Not much left of the place now. There are no signs of security but the chapel is being restored. 

The National Archives | Access to Archives

Anyway, here are some of the shots I have collected over two sessions in a many weekends. This is my local spot and I absofuckinglutleyloveit! Enjoy...









































































































































More to follow...:icon_evil


----------



## UE-OMJ (Apr 24, 2013)

One of my favourite places this


----------



## ImmortalShadow (Apr 24, 2013)

I liked this place, but missed some parts out so a revisit is on the cards! Also, any opportunity to see that staircase again... <3


----------



## The Wombat (Apr 24, 2013)

I love this place.
Youve captured it well, good shots


----------



## Mars Lander (Apr 25, 2013)

Great report and interesting shots in a good way, the staircase is a killer shot and i really like the simplicity of that last shot ace texture to it


----------



## steve2109 (Apr 25, 2013)

Great stuff, heard this was not doable now but guess they are wrong ! one of my favorite explores


----------



## Stealthstar79 (Apr 25, 2013)

One of those places you never tire of seeing,
Great pics, thanks for sharing!


----------



## flyboys90 (Apr 25, 2013)

Ace photos! thanks for sharing.


----------



## ZerO81 (Apr 25, 2013)

nicely done, some great angles and shots there.

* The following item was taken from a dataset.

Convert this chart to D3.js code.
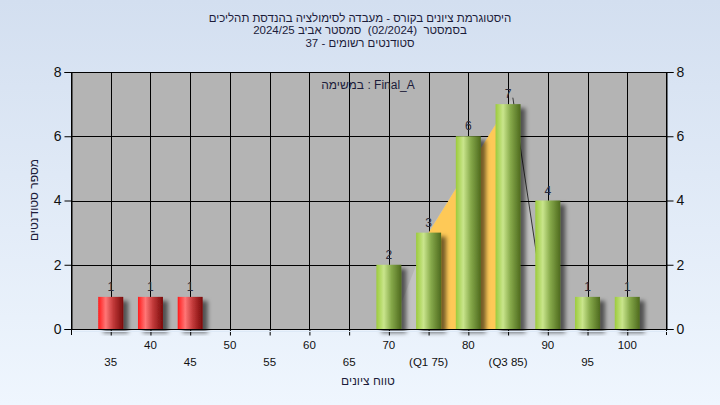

Looks like you also managed to avoid the 'fine issuing' security bods who are apparently there 24x7 now!


----------



## Simon_sanigar (Apr 25, 2013)

Nice shots, wanna take me?


----------



## theoccipital (Apr 25, 2013)

Just been on 28 days later and someone has posted a warning about this place. It sounds like smoke and mirrors. I know a lot of peopke who live up there and they tell me the opposite. The only work is on the chapel at the front....take a look guys!


----------



## Stealthstar79 (Apr 25, 2013)

theoccipital said:


> Just been on 28 days later and someone has posted a warning about this place. It sounds like smoke and mirrors. I know a lot of peopke who live up there and they tell me the opposite. The only work is on the chapel at the front....take a look guys!




Shame, my purse is one thing I never carry with me on a an explore! 
If I did, do they take card?


----------



## theoccipital (Apr 25, 2013)

Its laughable! Im tempted to take a 'driver, some boxes of screws and sections of board to save me a few coins!


----------



## Stealthstar79 (Apr 26, 2013)

theoccipital said:


> Its laughable! Im tempted to take a 'driver, some boxes of screws and sections of board to save me a few coins!



Hahhaaaa that made me chuckle!


----------



## theoccipital (Apr 29, 2013)

Can you imagine the look on there faces? I'd even wear a high-vis vest and hard hat!


----------



## MissKreeper (Jul 2, 2013)

My goodness I go past here at least 4 times a month and just assumed it was non accessable. I shall be popping in!


----------



## peterc4 (Jul 2, 2013)

liked this place a lot, good stuff


----------